The decision appears to cement AbbVie's hold on the U.S. market for Humira, which rang up sales of more than $56 billion in the United States between 2012 and 2018, until 2023.
Lawyers bringing a class action on behalf of indirect purchasers argued that AbbVie had unfairly negotiated a quid pro quo with biosimilar makers such as Samsung Bioepis Co. Ltd., Amgen Inc., and Sandoz Inc. The deals called for entry into the European market in 2018 in exchange for introduction to the U.S. market starting in 2023. "AbbVie's motive was to keep prices in the U.S. artificially high for as long as possible," Shah wrote in a 72-page order, paraphrasing the complaint in the case. "It succeeded: the cost of Humira to treat arthritis in the U.S. remains 50% more expensive than the cost of the same treatment in Spain (and 155% more expensive than in Switzerland)."
But that doesn't make it anti-competitive, Shah concluded. Although the Supreme Court ruled in 2013 that cash payments in exchange for delayed entry can be illegal, entry into a foreign market is not. That's especially true here, Shah wrote, where AbbVie arguably was giving up some of the time it had left on some patents in each market.

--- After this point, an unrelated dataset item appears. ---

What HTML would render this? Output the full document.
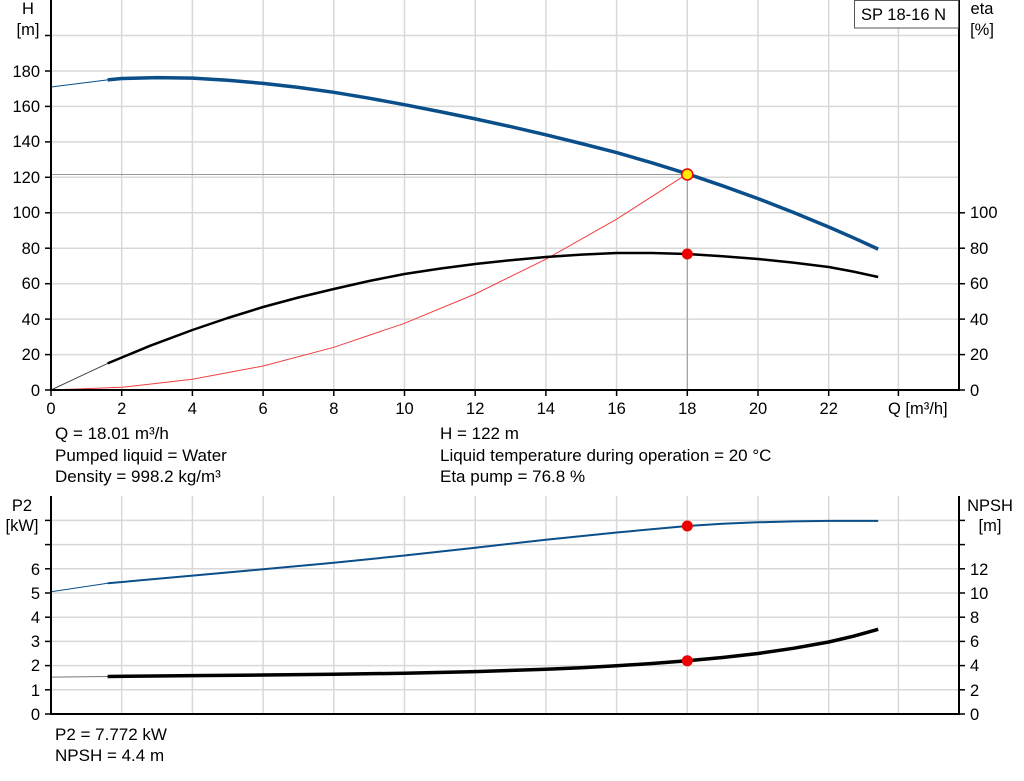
<!DOCTYPE html>
<html><head><style>body{margin:0;background:#fff}svg{display:block;font-family:"Liberation Sans",Arial,sans-serif}</style></head><body>
<svg width="1024" height="781" viewBox="0 0 1024 781" xmlns="http://www.w3.org/2000/svg">
<g stroke="#d8d8d8" stroke-width="1.5">
<line x1="121.7" y1="0" x2="121.7" y2="390"/><line x1="192.4" y1="0" x2="192.4" y2="390"/><line x1="263.1" y1="0" x2="263.1" y2="390"/><line x1="333.8" y1="0" x2="333.8" y2="390"/><line x1="404.5" y1="0" x2="404.5" y2="390"/><line x1="475.2" y1="0" x2="475.2" y2="390"/><line x1="545.9" y1="0" x2="545.9" y2="390"/><line x1="616.6" y1="0" x2="616.6" y2="390"/><line x1="687.3" y1="0" x2="687.3" y2="390"/><line x1="758" y1="0" x2="758" y2="390"/><line x1="828.7" y1="0" x2="828.7" y2="390"/><line x1="898.4" y1="0" x2="898.4" y2="390"/>
<line x1="51" y1="354.6" x2="959" y2="354.6"/><line x1="51" y1="319.1" x2="959" y2="319.1"/><line x1="51" y1="283.7" x2="959" y2="283.7"/><line x1="51" y1="248.2" x2="959" y2="248.2"/><line x1="51" y1="212.8" x2="959" y2="212.8"/><line x1="51" y1="177.3" x2="959" y2="177.3"/><line x1="51" y1="141.9" x2="959" y2="141.9"/><line x1="51" y1="106.4" x2="959" y2="106.4"/><line x1="51" y1="71" x2="959" y2="71"/><line x1="51" y1="35.5" x2="959" y2="35.5"/>
<line x1="121.7" y1="496" x2="121.7" y2="714"/><line x1="192.4" y1="496" x2="192.4" y2="714"/><line x1="263.1" y1="496" x2="263.1" y2="714"/><line x1="333.8" y1="496" x2="333.8" y2="714"/><line x1="404.5" y1="496" x2="404.5" y2="714"/><line x1="475.2" y1="496" x2="475.2" y2="714"/><line x1="545.9" y1="496" x2="545.9" y2="714"/><line x1="616.6" y1="496" x2="616.6" y2="714"/><line x1="687.3" y1="496" x2="687.3" y2="714"/><line x1="758" y1="496" x2="758" y2="714"/><line x1="828.7" y1="496" x2="828.7" y2="714"/><line x1="898.4" y1="496" x2="898.4" y2="714"/>
<line x1="51" y1="689.8" x2="959" y2="689.8"/><line x1="51" y1="665.6" x2="959" y2="665.6"/><line x1="51" y1="641.4" x2="959" y2="641.4"/><line x1="51" y1="617.2" x2="959" y2="617.2"/><line x1="51" y1="593" x2="959" y2="593"/><line x1="51" y1="568.8" x2="959" y2="568.8"/><line x1="51" y1="544.6" x2="959" y2="544.6"/><line x1="51" y1="520.4" x2="959" y2="520.4"/>
</g>
<polyline points="51,174.5 687.3,174.5 687.3,390" fill="none" stroke="#999" stroke-width="1"/>
<polyline points="51,390 121.7,387.3 192.4,379.3 263.1,366 333.8,347.3 404.5,323.3 475.2,294 545.9,259.2 616.6,219.2 687.3,173.8" fill="none" stroke="#f04040" stroke-width="1"/>
<polyline points="51,87 107.6,79.9" fill="none" stroke="#0b4f8a" stroke-width="1"/>
<polyline points="107.6,79.9 121.7,78.5 157,77.6 192.4,78.1 227.7,80.2 263.1,83.4 298.4,87.4 333.8,92.3 369.1,98.2 404.5,104.7 439.8,111.6 475.2,118.9 510.5,126.6 545.9,134.8 581.2,143.5 616.6,152.6 652,162.8 687.3,173.8 722.6,185.8 758,198.6 793.3,212.4 828.7,227 853.5,237.8 878.2,249.1" fill="none" stroke="#0b4f8a" stroke-width="3.5" stroke-linejoin="round"/>
<polyline points="51,390 107.6,363.4" fill="none" stroke="#444" stroke-width="1"/>
<polyline points="107.6,363.4 150,345.8 192.4,330 227.7,318 263.1,307 298.4,297.5 333.8,289 369.1,281 404.5,274 439.8,268.6 475.2,264 510.5,260.2 545.9,257 581.2,254.6 616.6,253 652,253 687.3,254 722.6,256.2 758,259 793.3,262.6 828.7,267 853.5,271.6 878.2,277" fill="none" stroke="#000" stroke-width="2.5" stroke-linejoin="round"/>
<circle cx="687.3" cy="174.5" r="5.5" fill="#ffee00" stroke="#e00" stroke-width="1.5"/>
<circle cx="687.3" cy="254" r="5.5" fill="#e00"/>
<polyline points="51,591.8 107.6,583.3" fill="none" stroke="#0b4f8a" stroke-width="1"/>
<polyline points="107.6,583.3 192.4,575.6 263.1,569.3 333.8,562.8 404.5,555.5 475.2,547.7 545.9,539.8 616.6,532.5 687.3,526 722.6,523.8 758,522.3 793.3,521.4 828.7,520.9 878.2,520.9" fill="none" stroke="#0b4f8a" stroke-width="2" stroke-linejoin="round"/>
<polyline points="51,677.1 107.6,676.5" fill="none" stroke="#777" stroke-width="1"/>
<polyline points="107.6,676.5 192.4,675.6 263.1,675 333.8,674.3 404.5,673.2 475.2,671.6 545.9,669.2 581.2,667.7 616.6,665.8 652,663.5 687.3,660.8 722.6,657.5 758,653.5 793.3,648.3 828.7,642 853.5,636.2 878.2,629.3" fill="none" stroke="#000" stroke-width="3.5" stroke-linejoin="round"/>
<circle cx="687.3" cy="526" r="5.5" fill="#e00"/>
<circle cx="687.3" cy="660.8" r="5.5" fill="#e00"/>
<g stroke="#000" stroke-width="2" fill="none">
<polyline points="51,0 51,390 959,390 959,0"/>
<polyline points="51,496 51,714 959,714 959,496"/>
</g>
<g stroke="#000" stroke-width="1.5">
<line x1="45" y1="390" x2="51" y2="390"/><line x1="45" y1="354.6" x2="51" y2="354.6"/><line x1="45" y1="319.1" x2="51" y2="319.1"/><line x1="45" y1="283.7" x2="51" y2="283.7"/><line x1="45" y1="248.2" x2="51" y2="248.2"/><line x1="45" y1="212.8" x2="51" y2="212.8"/><line x1="45" y1="177.3" x2="51" y2="177.3"/><line x1="45" y1="141.9" x2="51" y2="141.9"/><line x1="45" y1="106.4" x2="51" y2="106.4"/><line x1="45" y1="71" x2="51" y2="71"/><line x1="45" y1="35.5" x2="51" y2="35.5"/>
<line x1="959" y1="390" x2="965" y2="390"/><line x1="959" y1="354.6" x2="965" y2="354.6"/><line x1="959" y1="319.1" x2="965" y2="319.1"/><line x1="959" y1="283.7" x2="965" y2="283.7"/><line x1="959" y1="248.2" x2="965" y2="248.2"/><line x1="959" y1="212.8" x2="965" y2="212.8"/>
<line x1="51" y1="390" x2="51" y2="396"/><line x1="121.7" y1="390" x2="121.7" y2="396"/><line x1="192.4" y1="390" x2="192.4" y2="396"/><line x1="263.1" y1="390" x2="263.1" y2="396"/><line x1="333.8" y1="390" x2="333.8" y2="396"/><line x1="404.5" y1="390" x2="404.5" y2="396"/><line x1="475.2" y1="390" x2="475.2" y2="396"/><line x1="545.9" y1="390" x2="545.9" y2="396"/><line x1="616.6" y1="390" x2="616.6" y2="396"/><line x1="687.3" y1="390" x2="687.3" y2="396"/><line x1="758" y1="390" x2="758" y2="396"/><line x1="828.7" y1="390" x2="828.7" y2="396"/><line x1="898.4" y1="390" x2="898.4" y2="396"/>
<line x1="45" y1="714" x2="51" y2="714"/><line x1="45" y1="689.8" x2="51" y2="689.8"/><line x1="45" y1="665.6" x2="51" y2="665.6"/><line x1="45" y1="641.4" x2="51" y2="641.4"/><line x1="45" y1="617.2" x2="51" y2="617.2"/><line x1="45" y1="593" x2="51" y2="593"/><line x1="45" y1="568.8" x2="51" y2="568.8"/><line x1="45" y1="544.6" x2="51" y2="544.6"/><line x1="45" y1="520.4" x2="51" y2="520.4"/>
<line x1="959" y1="714" x2="965" y2="714"/><line x1="959" y1="689.8" x2="965" y2="689.8"/><line x1="959" y1="665.6" x2="965" y2="665.6"/><line x1="959" y1="641.4" x2="965" y2="641.4"/><line x1="959" y1="617.2" x2="965" y2="617.2"/><line x1="959" y1="593" x2="965" y2="593"/><line x1="959" y1="568.8" x2="965" y2="568.8"/><line x1="959" y1="544.6" x2="965" y2="544.6"/><line x1="959" y1="520.4" x2="965" y2="520.4"/>
</g>
<rect x="854.5" y="0.5" width="104" height="27.5" fill="#fff" stroke="#555" stroke-width="1"/>
<g font-size="16.5" fill="#000">
<text x="861" y="20">SP 18-16 N</text>
<text x="28" y="14" text-anchor="middle">H</text><text x="28" y="35" text-anchor="middle">[m]</text>
<text x="982" y="14" text-anchor="middle">eta</text><text x="982" y="35" text-anchor="middle">[%]</text>
<g text-anchor="end">
<text x="40" y="396">0</text><text x="40" y="360">20</text><text x="40" y="325">40</text><text x="40" y="289">60</text><text x="40" y="254">80</text><text x="40" y="218">100</text><text x="40" y="183">120</text><text x="40" y="147">140</text><text x="40" y="112">160</text><text x="40" y="77">180</text>
<text x="40" y="720">0</text><text x="40" y="696">1</text><text x="40" y="671">2</text><text x="40" y="647">3</text><text x="40" y="623">4</text><text x="40" y="599">5</text><text x="40" y="575">6</text>
</g>
<text x="970" y="396">0</text><text x="970" y="360">20</text><text x="970" y="325">40</text><text x="970" y="289">60</text><text x="970" y="254">80</text><text x="970" y="218">100</text>
<text x="970" y="720">0</text><text x="970" y="696">2</text><text x="970" y="671">4</text><text x="970" y="647">6</text><text x="970" y="623">8</text><text x="970" y="599">10</text><text x="970" y="575">12</text>
<g text-anchor="middle">
<text x="51" y="414">0</text><text x="121.7" y="414">2</text><text x="192.4" y="414">4</text><text x="263.1" y="414">6</text><text x="333.8" y="414">8</text><text x="404.5" y="414">10</text><text x="475.2" y="414">12</text><text x="545.9" y="414">14</text><text x="616.6" y="414">16</text><text x="687.3" y="414">18</text><text x="758" y="414">20</text><text x="828.7" y="414">22</text>
<text x="22" y="511">P2</text><text x="22" y="531">[kW]</text>
<text x="990" y="511">NPSH</text><text x="990" y="531">[m]</text>
</g>
<text x="888" y="414">Q [m³/h]</text>
</g>
<g font-size="17" fill="#000">
<text x="55" y="439">Q = 18.01 m³/h</text>
<text x="55" y="461">Pumped liquid = Water</text>
<text x="55" y="482">Density = 998.2 kg/m³</text>
<text x="440" y="439">H = 122 m</text>
<text x="440" y="461">Liquid temperature during operation = 20 °C</text>
<text x="440" y="482">Eta pump = 76.8 %</text>
<text x="55" y="740">P2 = 7.772 kW</text>
<text x="55" y="761">NPSH = 4.4 m</text>
</g>
</svg>
</body></html>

"The transfer of value, as large as it was, did not have the hallmarks of an unjustified and otherwise inexplicable payment because the package either increased competition or preserved an anticompetitive status quo," Shah wrote in rejecting plaintiffs' Section 1 claims under the Sherman Act. "The effect of the payment was to increase, not restrain competition by bringing competitors into the market when patents otherwise prohibited the competition."
The plaintiffs, labor unions who operate health benefit plans, argued that the AbbVie patents are weak, and without the carrot of 2018 entry into Europe, the biosimilars would have been more motivated to invalidate them in court. But Shah found that Abbvie's success at obtaining 132 patents from the PTO for 247 total applications, and the USPTO's decision not to entertain 13 out of 20 post-grant challenges, prove that AbbVie's patents are not a "sham," and therefore protected by the Noerr-Pennington doctrine.
Kirkland & Ellis partners Diana Watral, James Hurst and Damon Andrews signed the defendants' motion to dismiss for AbbVie. O'Melveny & Myers partners Ian Simmons, Benjamin Bradshaw and Stephen McIntyre and associates Kurt Brown, Brian Quinn and Patrick Jones represented Samsung Bioepis along with Riley Safer Holmes & Cancila partners Thomas Quinn, Ronald Safer and Sondra Hemeryck. Sidley Austin partners Bruce Braun, David Giardina and Steven Horowitz represented Amgen. Sandoz was represented by Baker Botts partners Stephen Weissman, Michael Perry, William Lavery, senior associate Christopher Wilson and associate Elisa Beneze.